Through the first five months of this year, metallurgical coal exports through the port ran about 64% higher than thermal-coal exports, much of it handled at Norfolk Southern Corp.’s Lamberts Point facility in Norfolk, according to T. Parker Host data.
The region’s two other big coal-export complexes – Kinder Morgan’s Pier IX and Dominion Terminal Associates, both in Newport News – rely more on thermal coal. Together, they moved about four times as much thermal coal as Norfolk Southern’s facility.
Host said “the great China story,” in which the country’s fast-growing economy would continue to boost world demand, has not quite fitted the plotline.
An Old Dominion University study released in Autumn 2013 calculated the impact of coal shipments through Hampton Roads. It estimated that in 2011, the year studied, the more than 42 million t moved through port terminals generated roughly US$ 900 million in goods and services and nearly 4200 jobs locally. That included indirect effects.
Coal exports continued climbing for the next two years and, in 2013, reached almost 50 million t – their highest level for the port since 1992.
Volume over the course of 2014, however, has fallen. Host said, “All roads lead to it being a tough second half of the year.”
Jim Thompson, director of North American coal for a unit of IHS, said it was important to keep things in perspective.
US coal exports are “still very respectable when you look at recent history,” he said. “It’s not like the bottom has fallen out of the export market. What you’ve done is you’ve trimmed away at it.”
Thompson agreed with Host about the impact of Australia, which is “cranking out coal at record levels.” The extra production has added to a glut of coal worldwide that has driven prices down, he said.
Central Appalachian coal, much of which moves through Hampton Roads, is regarded as among the highest-quality coal available, but it is also more expensive to mine and, because of that, “has trouble being competitive in the world market,” Thompson said.
He, too, predicted more erosion in US exports this year and wondered whether a dramatic drop could be just around the corner.

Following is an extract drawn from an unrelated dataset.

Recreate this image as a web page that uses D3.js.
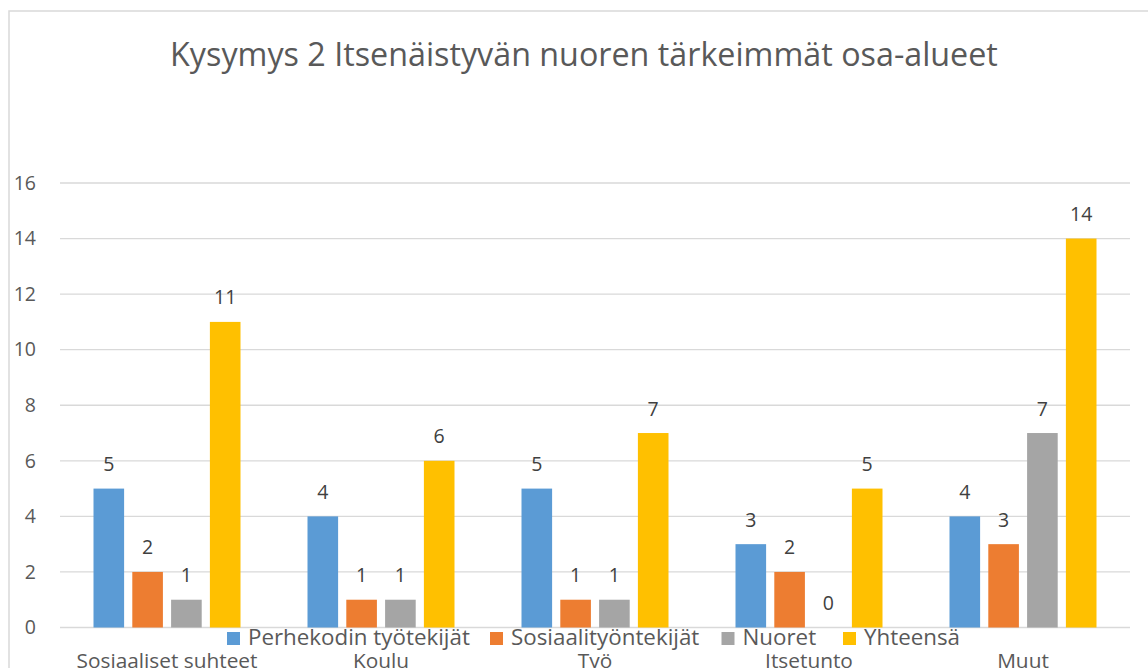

“I think that all logic tells you that will happen in the second half of this year,” he said. “But US exporters have proven to be extremely resilient, and the railroads have stepped up and been willing to adjust rates to help in this regard.”
A trade publication late last month reported that Norfolk Southern and CSX Corp., the two big East Coast railroads, are offering coal producers rebates of up to US$ 5/t to transport metallurgical coal to the terminals in Hampton Roads and Baltimore.